To: Neocon who wrote (4700)2/20/2003 8:46:52 PM
From: The Philosopher  Read Replies (1) | Respond to of 7720
 
I think abortion is one,. as has been pointed out.

What I know best is the law, and there are numereous examples.

For example, the Miranda decision. When that decision first came down, the police warned that it would make it almost impossible to convict many criminals. And for awhile the situation did get worse as the courts tossed out evidence under the exclusionary rule for the most trivial violations of the Miranda rule. But gradually the courts moved back, and now Miranda violations have to be meaningful to win acquittal.

Another similar situation is the right to search without a warrant. The Warren court went, IMO, overboard in its decisions, tossing out evidence in cases, for example, where the police had what they thought was a good warrant but turned out to be defective. And tossing out evidence that was found in cars the police had stopped for traffic violations. But gradually the decisions calmed down, IMO, and the courts developed some doctrines that moved toward a middle ground, such as that evidence obtained under a warrant that was issued and used in good faith wasn't illegal because of a technical defect in the warrant. Or the search incident to arrest doctrine.

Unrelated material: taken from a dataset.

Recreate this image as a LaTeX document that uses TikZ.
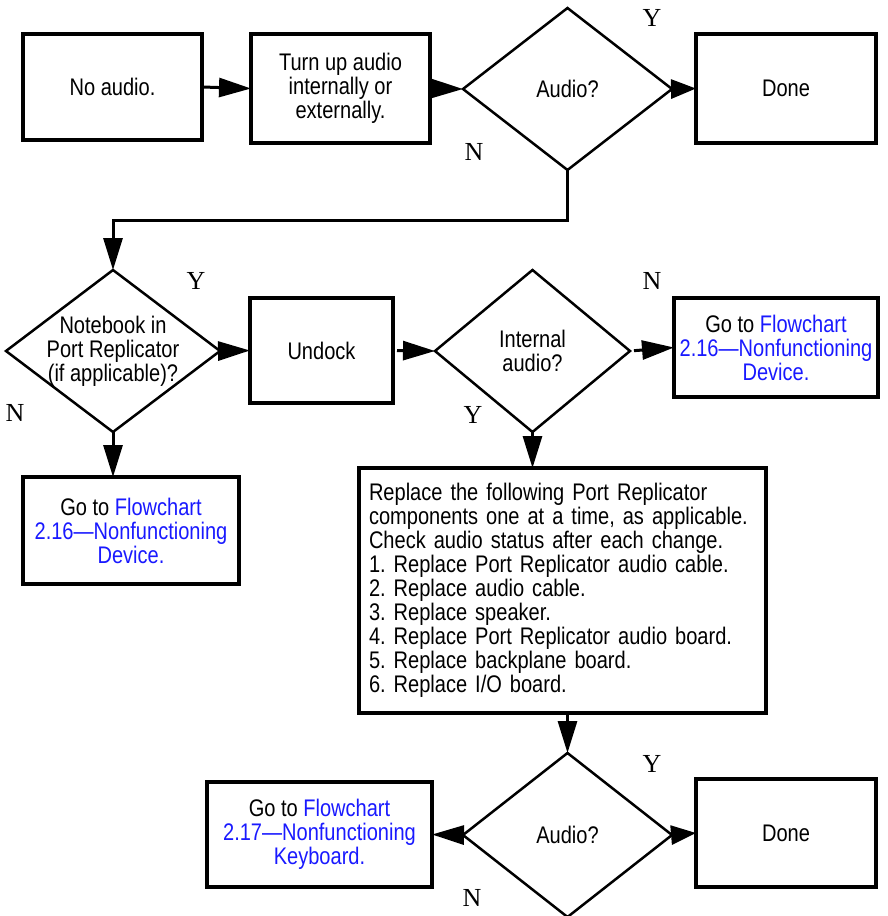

The Warren court was clearly itself part of the pendulum. The police had gone overboard, and we were down a "slippery slope" on the side of hyperactive policing. Then the Warren Court stepped in and everybody worried about a slippery slope letting more and more criminals go. Now it's moving back the other way, and some people would say the Rehnquist court (and the Homeland Security Act) have set us back on a slippery slope of excessive police power. Back and forth it goes, with every shift of emphasis the opponents of that shift hollering that we're on a slippery slope to perdition, perdition of course being defined by whose ox is gored.

The same sort of thing will happen soon -- is indeed starting to happen -- in the tort law situations. People have complained about the slippery slope that decisions like the McDonald's coffee decision are moving us in, that pretty soon you can get sued simply for saying hello to somebody. But that, too, will swing back.

OSHA. Same thing.

Oh, I could go on and on. But those are enough for now.